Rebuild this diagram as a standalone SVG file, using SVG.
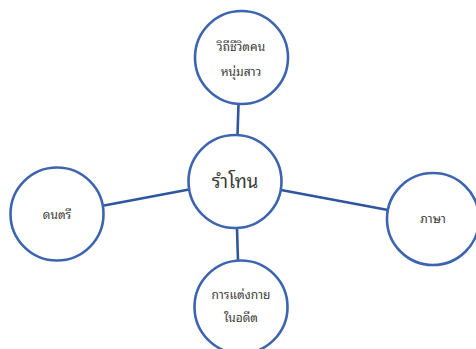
<svg xmlns="http://www.w3.org/2000/svg" width="476" height="349" viewBox="0 0 476 349">
  <style>
    .node circle { fill: #ffffff; stroke: #3d64ae; stroke-width: 2.6; }
    .conn line { stroke: #2f559f; stroke-width: 2.6; }
    text { font-family: "Noto Sans Thai Looped", "Noto Serif Thai", "Loma", "Garuda", "Norasi", "Noto Sans Thai", "DejaVu Sans", sans-serif; fill: #3a3a3a; text-anchor: middle; dominant-baseline: central; }
    .small { font-size: 12px; }
    .big { font-size: 18.5px; }
  </style>
  <rect width="476" height="349" fill="#ffffff"/>
  <g id="connectors" class="conn">
    <line x1="238.5" y1="104" x2="237.5" y2="135"/>
    <line x1="104" y1="205.5" x2="189" y2="189.5"/>
    <line x1="281" y1="190" x2="388" y2="210"/>
    <line x1="237" y1="228" x2="238" y2="261"/>
  </g>
  <g id="node-center" class="node">
    <circle cx="235" cy="181.5" r="46.5"/>
    <text class="big" x="235" y="179">รำโทน</text>
  </g>
  <g id="node-top" class="node">
    <circle cx="241.5" cy="57.5" r="46.5"/>
    <text class="small" x="241" y="45">วิถีชีวิตคน</text>
    <text class="small" x="241" y="70">หนุ่มสาว</text>
  </g>
  <g id="node-left" class="node">
    <circle cx="57" cy="214" r="46.5"/>
    <text class="small" x="57" y="213">ดนตรี</text>
  </g>
  <g id="node-right" class="node">
    <circle cx="433" cy="219" r="46"/>
    <text class="small" x="433" y="217">ภาษา</text>
  </g>
  <g id="node-bottom" class="node">
    <circle cx="241" cy="307" r="46.5"/>
    <text class="small" x="241" y="293">การแต่งกาย</text>
    <text class="small" x="241" y="316">ในอดีต</text>
  </g>
</svg>
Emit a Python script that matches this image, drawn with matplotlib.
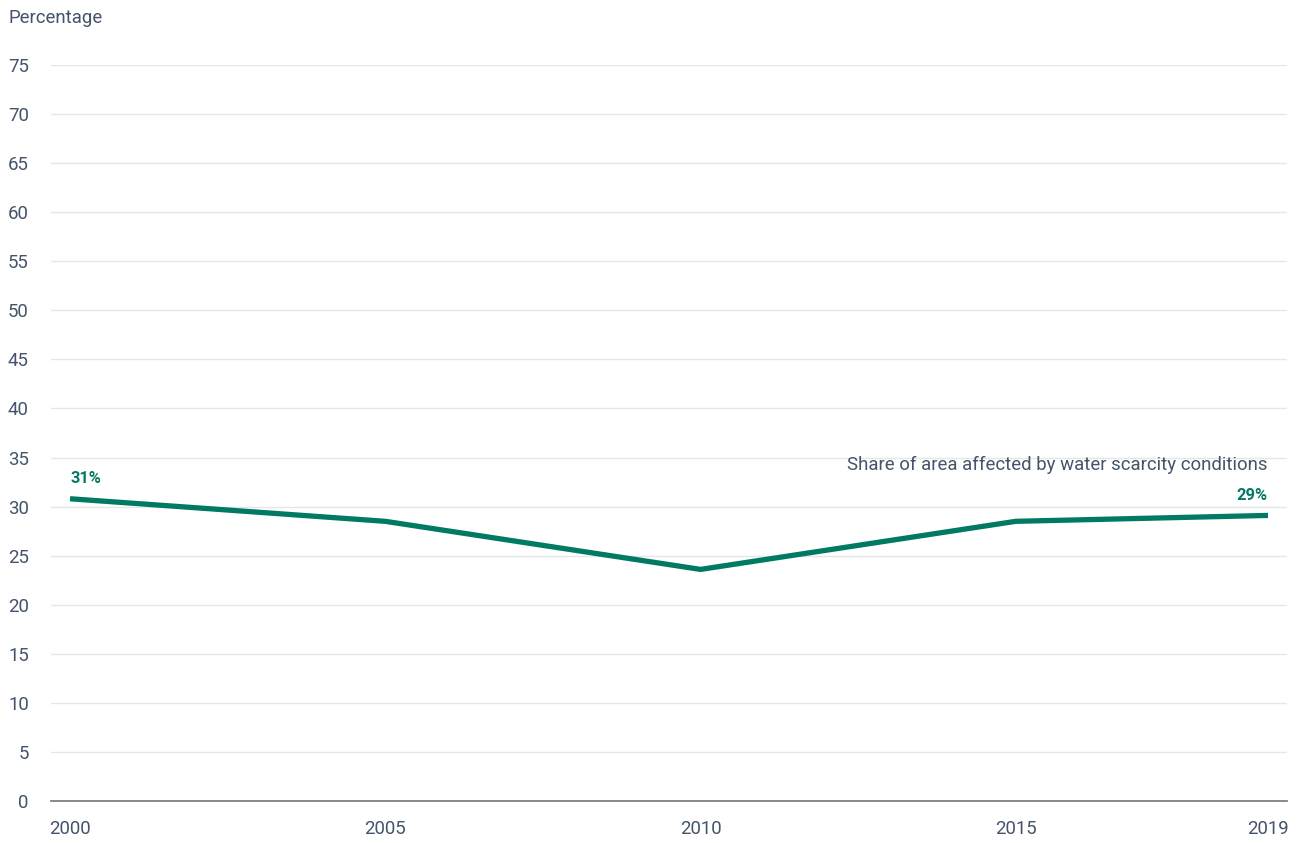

════

= Task prompt =
Leave out the pictures and transcribe the entries above exactly.

= Response to this task =
Rebuild this diagram as a standalone SVG file, using SVG.
<svg xmlns="http://www.w3.org/2000/svg" width="476" height="349" viewBox="0 0 476 349">
  <style>
    .node circle { fill: #ffffff; stroke: #3d64ae; stroke-width: 2.6; }
    .conn line { stroke: #2f559f; stroke-width: 2.6; }
    text { font-family: "Noto Sans Thai Looped", "Noto Serif Thai", "Loma", "Garuda", "Norasi", "Noto Sans Thai", "DejaVu Sans", sans-serif; fill: #3a3a3a; text-anchor: middle; dominant-baseline: central; }
    .small { font-size: 12px; }
    .big { font-size: 18.5px; }
  </style>
  <rect width="476" height="349" fill="#ffffff"/>
  <g id="connectors" class="conn">
    <line x1="238.5" y1="104" x2="237.5" y2="135"/>
    <line x1="104" y1="205.5" x2="189" y2="189.5"/>
    <line x1="281" y1="190" x2="388" y2="210"/>
    <line x1="237" y1="228" x2="238" y2="261"/>
  </g>
  <g id="node-center" class="node">
    <circle cx="235" cy="181.5" r="46.5"/>
    <text class="big" x="235" y="179">รำโทน</text>
  </g>
  <g id="node-top" class="node">
    <circle cx="241.5" cy="57.5" r="46.5"/>
    <text class="small" x="241" y="45">วิถีชีวิตคน</text>
    <text class="small" x="241" y="70">หนุ่มสาว</text>
  </g>
  <g id="node-left" class="node">
    <circle cx="57" cy="214" r="46.5"/>
    <text class="small" x="57" y="213">ดนตรี</text>
  </g>
  <g id="node-right" class="node">
    <circle cx="433" cy="219" r="46"/>
    <text class="small" x="433" y="217">ภาษา</text>
  </g>
  <g id="node-bottom" class="node">
    <circle cx="241" cy="307" r="46.5"/>
    <text class="small" x="241" y="293">การแต่งกาย</text>
    <text class="small" x="241" y="316">ในอดีต</text>
  </g>
</svg>
Emit a Python script that matches this image, drawn with matplotlib.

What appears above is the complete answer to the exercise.